Starting at the line that contains "Reproduce this chart with matplotlib.", copy every line down to the line that contains "ax = fig.add_axes([65/676, 36/500, 605/676, 449/500])", inclusive, exactly as it stands. Omit all other lines.

## start PROVIDED RECORDS

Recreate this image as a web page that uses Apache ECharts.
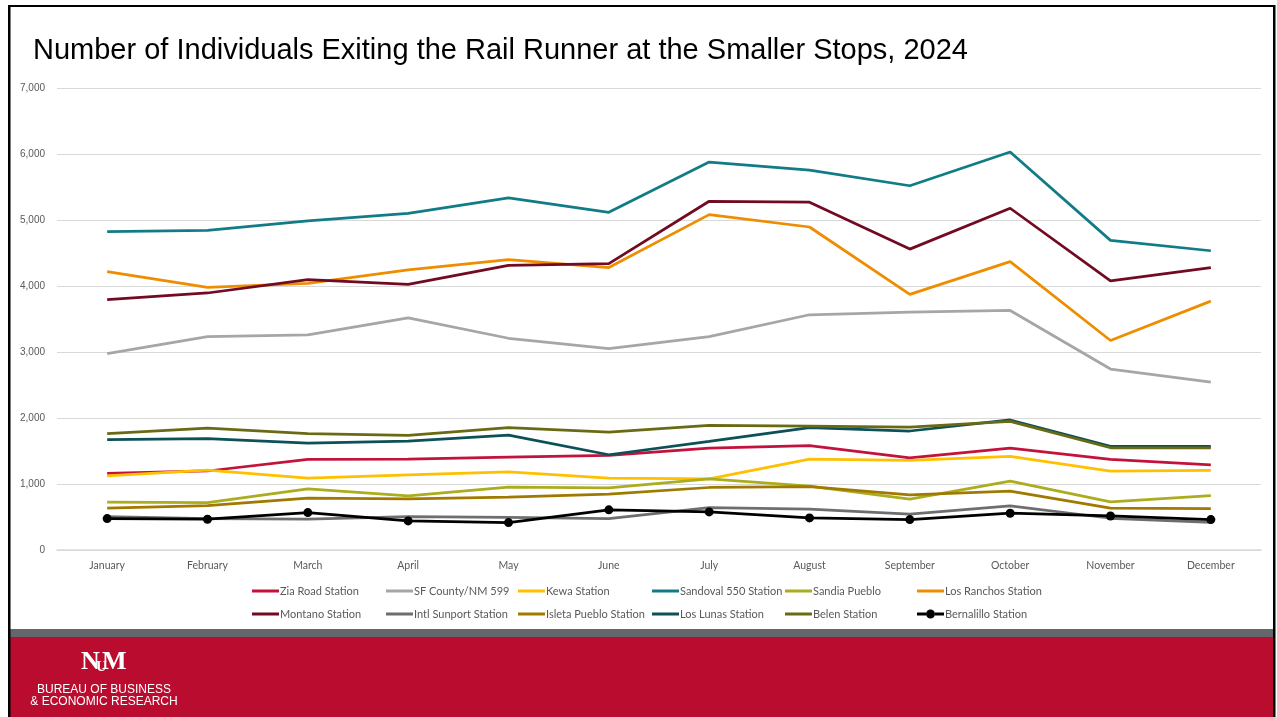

## end PROVIDED RECORDS
## start PROVIDED RECORDS

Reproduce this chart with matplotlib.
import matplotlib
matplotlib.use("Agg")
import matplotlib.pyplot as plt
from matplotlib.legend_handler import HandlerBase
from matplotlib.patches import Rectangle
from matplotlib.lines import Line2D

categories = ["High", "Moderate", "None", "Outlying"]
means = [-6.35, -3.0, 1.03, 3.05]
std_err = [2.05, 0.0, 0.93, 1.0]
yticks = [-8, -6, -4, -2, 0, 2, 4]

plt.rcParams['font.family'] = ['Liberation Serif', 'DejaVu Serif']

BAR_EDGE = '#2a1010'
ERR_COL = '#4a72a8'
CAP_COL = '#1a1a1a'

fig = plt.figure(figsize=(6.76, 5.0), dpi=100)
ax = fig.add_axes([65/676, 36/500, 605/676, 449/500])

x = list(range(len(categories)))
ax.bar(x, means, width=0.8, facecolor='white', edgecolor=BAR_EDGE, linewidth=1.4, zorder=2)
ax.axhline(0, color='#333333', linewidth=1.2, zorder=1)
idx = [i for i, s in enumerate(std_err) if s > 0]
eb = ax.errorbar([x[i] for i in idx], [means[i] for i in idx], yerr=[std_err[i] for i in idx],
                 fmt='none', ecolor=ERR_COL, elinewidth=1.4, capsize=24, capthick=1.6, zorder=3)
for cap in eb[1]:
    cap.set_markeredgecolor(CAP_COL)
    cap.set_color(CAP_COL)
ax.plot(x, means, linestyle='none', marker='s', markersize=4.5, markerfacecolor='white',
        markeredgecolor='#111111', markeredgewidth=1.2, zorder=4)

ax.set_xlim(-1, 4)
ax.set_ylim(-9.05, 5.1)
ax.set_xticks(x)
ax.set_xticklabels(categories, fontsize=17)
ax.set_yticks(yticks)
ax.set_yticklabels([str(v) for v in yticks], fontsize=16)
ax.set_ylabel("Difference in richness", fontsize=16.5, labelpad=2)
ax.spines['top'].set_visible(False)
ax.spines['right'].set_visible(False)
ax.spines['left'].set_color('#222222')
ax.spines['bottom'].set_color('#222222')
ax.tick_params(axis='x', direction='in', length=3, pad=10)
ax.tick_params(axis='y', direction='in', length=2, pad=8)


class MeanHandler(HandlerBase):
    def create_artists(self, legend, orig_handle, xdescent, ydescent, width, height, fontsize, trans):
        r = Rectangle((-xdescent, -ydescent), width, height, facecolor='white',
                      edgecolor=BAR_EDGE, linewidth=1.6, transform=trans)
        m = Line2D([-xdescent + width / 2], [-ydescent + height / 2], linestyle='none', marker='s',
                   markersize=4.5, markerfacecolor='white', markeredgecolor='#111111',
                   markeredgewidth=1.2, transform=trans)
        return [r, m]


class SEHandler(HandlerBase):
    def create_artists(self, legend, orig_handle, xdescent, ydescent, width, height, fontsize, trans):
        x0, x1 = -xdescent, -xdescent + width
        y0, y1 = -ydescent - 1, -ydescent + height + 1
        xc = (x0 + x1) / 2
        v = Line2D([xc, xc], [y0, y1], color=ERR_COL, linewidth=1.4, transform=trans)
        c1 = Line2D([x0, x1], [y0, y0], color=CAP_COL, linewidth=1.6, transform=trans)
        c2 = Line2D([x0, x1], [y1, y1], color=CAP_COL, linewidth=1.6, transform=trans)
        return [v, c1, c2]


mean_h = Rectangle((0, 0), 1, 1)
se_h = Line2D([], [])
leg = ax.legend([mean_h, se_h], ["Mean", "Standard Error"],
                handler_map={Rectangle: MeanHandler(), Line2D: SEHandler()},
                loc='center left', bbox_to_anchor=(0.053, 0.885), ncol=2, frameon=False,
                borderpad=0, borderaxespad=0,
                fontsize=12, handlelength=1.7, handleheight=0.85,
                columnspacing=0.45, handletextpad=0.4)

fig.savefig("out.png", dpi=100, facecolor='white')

## end PROVIDED RECORDS
## start PROVIDED RECORDS

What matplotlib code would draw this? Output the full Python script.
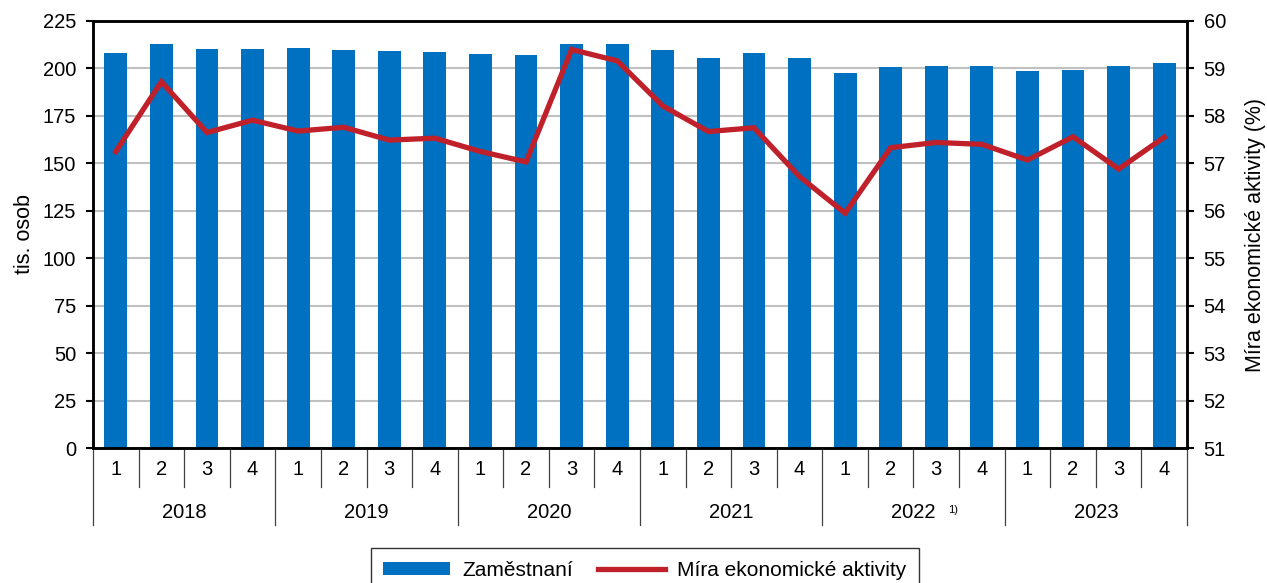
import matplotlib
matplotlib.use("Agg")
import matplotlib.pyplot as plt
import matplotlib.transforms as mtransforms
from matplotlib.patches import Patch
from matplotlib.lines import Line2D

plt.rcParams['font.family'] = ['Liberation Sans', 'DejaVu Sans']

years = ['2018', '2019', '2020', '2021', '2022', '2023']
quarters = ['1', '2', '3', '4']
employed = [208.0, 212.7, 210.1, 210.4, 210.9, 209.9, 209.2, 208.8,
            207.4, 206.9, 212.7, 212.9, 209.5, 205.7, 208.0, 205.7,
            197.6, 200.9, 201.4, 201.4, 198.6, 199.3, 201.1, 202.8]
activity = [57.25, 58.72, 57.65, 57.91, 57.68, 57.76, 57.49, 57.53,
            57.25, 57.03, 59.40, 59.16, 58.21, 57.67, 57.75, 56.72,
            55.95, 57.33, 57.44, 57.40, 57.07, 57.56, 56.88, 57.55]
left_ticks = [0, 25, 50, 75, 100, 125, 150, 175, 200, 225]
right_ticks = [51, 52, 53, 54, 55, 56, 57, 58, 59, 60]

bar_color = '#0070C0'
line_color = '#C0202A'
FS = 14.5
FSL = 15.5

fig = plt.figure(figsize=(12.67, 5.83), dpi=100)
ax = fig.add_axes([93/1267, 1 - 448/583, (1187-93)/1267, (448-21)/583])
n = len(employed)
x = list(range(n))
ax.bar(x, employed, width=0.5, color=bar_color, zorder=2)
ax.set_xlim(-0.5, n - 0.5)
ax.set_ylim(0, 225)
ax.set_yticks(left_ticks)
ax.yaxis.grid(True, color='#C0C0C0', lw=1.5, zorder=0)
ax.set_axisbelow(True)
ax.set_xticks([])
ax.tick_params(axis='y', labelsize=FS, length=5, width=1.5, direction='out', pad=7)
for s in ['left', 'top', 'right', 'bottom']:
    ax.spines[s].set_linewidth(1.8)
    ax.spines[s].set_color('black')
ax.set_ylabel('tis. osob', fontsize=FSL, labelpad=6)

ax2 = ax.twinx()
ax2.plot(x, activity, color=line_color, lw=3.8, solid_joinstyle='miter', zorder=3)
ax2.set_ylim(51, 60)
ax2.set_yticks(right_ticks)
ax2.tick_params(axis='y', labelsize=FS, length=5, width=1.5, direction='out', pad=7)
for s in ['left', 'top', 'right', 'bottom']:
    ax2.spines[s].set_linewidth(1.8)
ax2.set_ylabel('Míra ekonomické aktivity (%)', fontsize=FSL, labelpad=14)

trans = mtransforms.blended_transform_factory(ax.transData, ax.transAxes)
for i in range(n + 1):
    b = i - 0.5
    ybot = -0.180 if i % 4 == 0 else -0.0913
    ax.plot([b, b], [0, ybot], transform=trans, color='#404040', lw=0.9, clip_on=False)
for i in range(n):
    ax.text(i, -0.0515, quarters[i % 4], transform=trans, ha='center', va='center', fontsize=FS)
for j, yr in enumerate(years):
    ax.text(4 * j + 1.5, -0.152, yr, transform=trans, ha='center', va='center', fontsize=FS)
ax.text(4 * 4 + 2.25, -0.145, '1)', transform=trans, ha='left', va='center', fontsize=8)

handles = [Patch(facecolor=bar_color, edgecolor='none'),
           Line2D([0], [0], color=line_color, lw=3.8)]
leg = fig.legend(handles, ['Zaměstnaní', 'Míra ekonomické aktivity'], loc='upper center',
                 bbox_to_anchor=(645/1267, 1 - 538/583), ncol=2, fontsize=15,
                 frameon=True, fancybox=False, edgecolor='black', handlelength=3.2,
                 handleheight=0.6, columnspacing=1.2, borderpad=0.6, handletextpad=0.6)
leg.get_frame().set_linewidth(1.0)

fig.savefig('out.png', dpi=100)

## end PROVIDED RECORDS

### SOLUTION TO THIS TASK
Reproduce this chart with matplotlib.
import matplotlib
matplotlib.use("Agg")
import matplotlib.pyplot as plt
from matplotlib.legend_handler import HandlerBase
from matplotlib.patches import Rectangle
from matplotlib.lines import Line2D

categories = ["High", "Moderate", "None", "Outlying"]
means = [-6.35, -3.0, 1.03, 3.05]
std_err = [2.05, 0.0, 0.93, 1.0]
yticks = [-8, -6, -4, -2, 0, 2, 4]

plt.rcParams['font.family'] = ['Liberation Serif', 'DejaVu Serif']

BAR_EDGE = '#2a1010'
ERR_COL = '#4a72a8'
CAP_COL = '#1a1a1a'

fig = plt.figure(figsize=(6.76, 5.0), dpi=100)
ax = fig.add_axes([65/676, 36/500, 605/676, 449/500])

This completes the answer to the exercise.